The archaeological Site : Hampi 2

 Elisabeth Cam

The archaeological site in Hampi is an ambiguous area because it is difficult to define, as this vast area includes a large variety in terms of economic activities (e.g. sugarcane, banana plantation, coconut plantation, tourism), a landscape with two main facets (the first one includes pockets of greenery, and lush vegetation, the second one comprises of the arid landscape of boulders), different styles and periods of monuments that we can find and discover in this area. Actually, these numerous structures represent only 20% of the excavated site.

A natural landscape
A developed area for tourism (not authentic)

The main objective is to restore one of the most famous Empires of the 14th century, and develop tourism for today, respectful of this archaeological environment.
The main difficulty being a town planner, is the realization of ecotourism without hindering or slowing down of excavations. In many cases tourism is synonymous to danger for preservation and conservation of the site.
The main difficulty is to institute tourism today in a fragile archaeological landscape, to reply to different demands which seem contradictory.
The objective is realization of an old area which is alive.

Presently, the site is divided into several pockets of monuments scattered in the vast area of Hampi. That is why a lack of connectivity between elements, that seem isolated, can be noticed. These links have been broken or are nonexistent.
It is vital to re-establish connectivity between different elements and to restore the unity of the original Vijayanagara Empire.

The problem is the fact that if we want to create, develop or restore connectivity, it is important that all proposals and action plans respect the evidence and authenticity, and that they don’t have any negative impact on the authenticity of the site.

The best solution for the site is to restore ancient pathways and use them for the movement of tourists to maintain authenticity. But excavations need time (problem in terms of priorities, costing, and difficulty to intervene, property...) and the demand for tourism is immediate. The supply must be quick and appropriate.
That is why for the tourist movement many connections were created and developed quickly, that were not necessarily authentic. Many areas are not developed fairly. The tourism planning was not appropriate.
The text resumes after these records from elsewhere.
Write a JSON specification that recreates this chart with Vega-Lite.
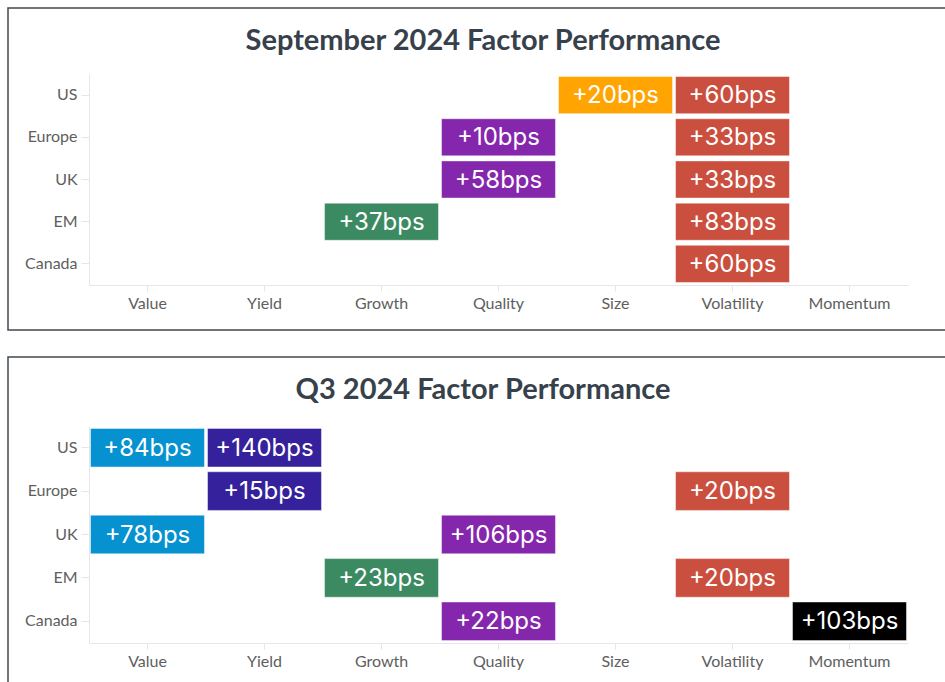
{
  "$schema": "https://vega.github.io/schema/vega-lite/v6.json",
  "background": "white",
  "padding": {"left": 7, "top": 7, "right": 0, "bottom": 0},
  "spacing": 25,
  "datasets": {
    "sep": [
      {"region": "US", "factor": "Size", "bps": 20, "label": "+20bps"},
      {"region": "US", "factor": "Volatility", "bps": 60, "label": "+60bps"},
      {"region": "Europe", "factor": "Quality", "bps": 10, "label": "+10bps"},
      {"region": "Europe", "factor": "Volatility", "bps": 33, "label": "+33bps"},
      {"region": "UK", "factor": "Quality", "bps": 58, "label": "+58bps"},
      {"region": "UK", "factor": "Volatility", "bps": 33, "label": "+33bps"},
      {"region": "EM", "factor": "Growth", "bps": 37, "label": "+37bps"},
      {"region": "EM", "factor": "Volatility", "bps": 83, "label": "+83bps"},
      {"region": "Canada", "factor": "Volatility", "bps": 60, "label": "+60bps"}
    ],
    "q3": [
      {"region": "US", "factor": "Value", "bps": 84, "label": "+84bps"},
      {"region": "US", "factor": "Yield", "bps": 140, "label": "+140bps"},
      {"region": "Europe", "factor": "Yield", "bps": 15, "label": "+15bps"},
      {"region": "Europe", "factor": "Volatility", "bps": 20, "label": "+20bps"},
      {"region": "UK", "factor": "Value", "bps": 78, "label": "+78bps"},
      {"region": "UK", "factor": "Quality", "bps": 106, "label": "+106bps"},
      {"region": "EM", "factor": "Growth", "bps": 23, "label": "+23bps"},
      {"region": "EM", "factor": "Volatility", "bps": 20, "label": "+20bps"},
      {"region": "Canada", "factor": "Quality", "bps": 22, "label": "+22bps"},
      {"region": "Canada", "factor": "Momentum", "bps": 103, "label": "+103bps"}
    ]
  },
  "vconcat": [
    {
      "width": 938,
      "height": 322,
      "title": {"text": "September 2024 Factor Performance", "offset": -48, "dx": 6},
      "data": {"name": "sep"},
      "encoding": {
        "x": {
          "field": "factor", "type": "nominal",
          "scale": {"domain": ["Value", "Yield", "Growth", "Quality", "Size", "Volatility", "Momentum"], "range": [81, 900], "paddingInner": 0.026, "paddingOuter": 0.013},
          "axis": {"title": null, "orient": "bottom", "offset": -45, "labelAngle": 0}
        },
        "y": {
          "field": "region", "type": "nominal",
          "scale": {"domain": ["US", "Europe", "UK", "EM", "Canada"], "range": [66, 277], "paddingInner": 0.12, "paddingOuter": 0.06},
          "axis": {"title": null, "orient": "left", "offset": -81, "tickSize": 8}
        }
      },
      "layer": [
        {
          "mark": {"type": "bar", "stroke": "white", "strokeOpacity": 0.45, "strokeWidth": 1},
          "encoding": {
            "color": {
              "field": "factor", "type": "nominal", "legend": null,
              "scale": {"domain": ["Value", "Yield", "Growth", "Quality", "Size", "Volatility", "Momentum"], "range": ["#0692d0", "#35219b", "#3c8a62", "#8527ad", "#ffa400", "#cb4f3e", "#000000"]}
            }
          }
        },
        {
          "mark": {"type": "text", "color": "white", "font": "Inter", "fontSize": 24, "baseline": "middle", "align": "center", "dy": 1},
          "encoding": {"text": {"field": "label"}}
        }
      ]
    },
    {
      "width": 938,
      "height": 328,
      "title": {"text": "Q3 2024 Factor Performance", "offset": -48, "dx": 6},
      "data": {"name": "q3"},
      "encoding": {
        "x": {
          "field": "factor", "type": "nominal",
          "scale": {"domain": ["Value", "Yield", "Growth", "Quality", "Size", "Volatility", "Momentum"], "range": [81, 900], "paddingInner": 0.026, "paddingOuter": 0.013},
          "axis": {"title": null, "orient": "bottom", "offset": -42, "labelAngle": 0}
        },
        "y": {
          "field": "region", "type": "nominal",
          "scale": {"domain": ["US", "Europe", "UK", "EM", "Canada"], "range": [69, 286], "paddingInner": 0.11, "paddingOuter": 0.055},
          "axis": {"title": null, "orient": "left", "offset": -81, "tickSize": 8}
        }
      },
      "layer": [
        {
          "mark": {"type": "bar", "stroke": "white", "strokeOpacity": 0.45, "strokeWidth": 1},
          "encoding": {
            "color": {
              "field": "factor", "type": "nominal", "legend": null,
              "scale": {"domain": ["Value", "Yield", "Growth", "Quality", "Size", "Volatility", "Momentum"], "range": ["#0692d0", "#35219b", "#3c8a62", "#8527ad", "#ffa400", "#cb4f3e", "#000000"]}
            }
          }
        },
        {
          "mark": {"type": "text", "color": "white", "font": "Inter", "fontSize": 24, "baseline": "middle", "align": "center", "dy": 1},
          "encoding": {"text": {"field": "label"}}
        }
      ]
    }
  ],
  "config": {
    "font": "Lato",
    "view": {"stroke": "#41484f", "strokeWidth": 1.5},
    "title": {"font": "Lato", "fontSize": 29, "fontWeight": "bold", "color": "#37414b", "anchor": "middle", "frame": "group"},
    "axis": {
      "labelFont": "Lato", "labelFontSize": 16, "labelColor": "#5e5e5e",
      "domainColor": "#e6e6e6", "tickColor": "#e6e6e6", "grid": false,
      "labelPadding": 4, "tickSize": 6
    }
  }
}
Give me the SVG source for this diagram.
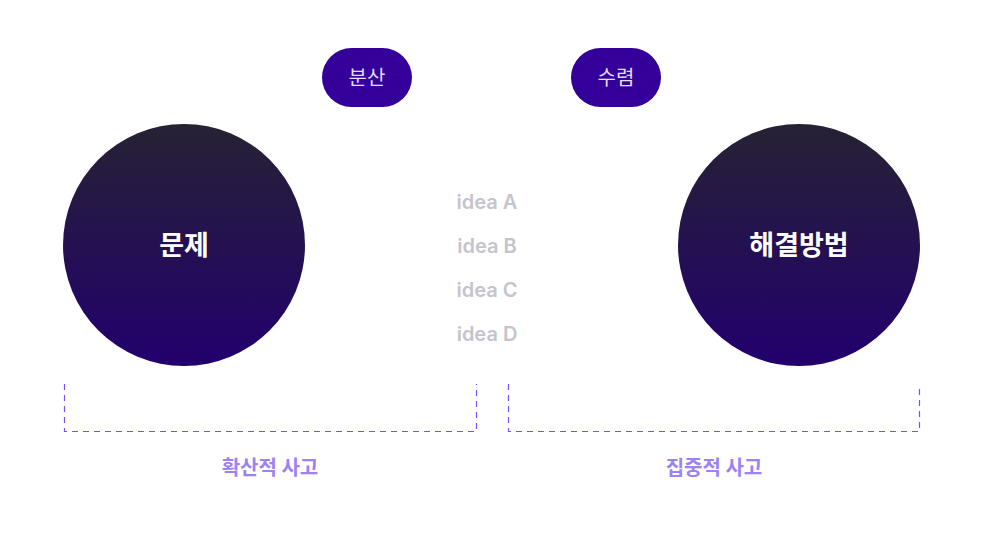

If we don’t immediately restore ancient pathways to use them for tourism, we need to develop new connections, extremely thoughtfully, which can be taken off or moved easily to facilitate excavations.

If we want to welcome tourism we need to create facilities, develop some areas respectful of the environment. But only that is not enough as we also need to inform tourists on several other aspects such as history, function, architecture etc., to improve their knowledge of the site and to sensitize people. But presently a lot of information is missing.

Now it is important not to commit the same errors in understanding, for example, the site in terms of organization, history, functions of different spaces and groups of monuments.
That is why inscriptions on stones are important because they can give some information on the kind of landscape and their functions that originally existed.
Or another pertinent example is the discovery of ancient gateways which indicate the original axes and ancient network of pathways.
It is also important to reactivate ancient water channels, to plant native vegetation, to restore destroyed elements and to preserve elements in good condition.

The site will be more attractive for visitors if it is developed and excavated.
The knowledge of the site will be improved.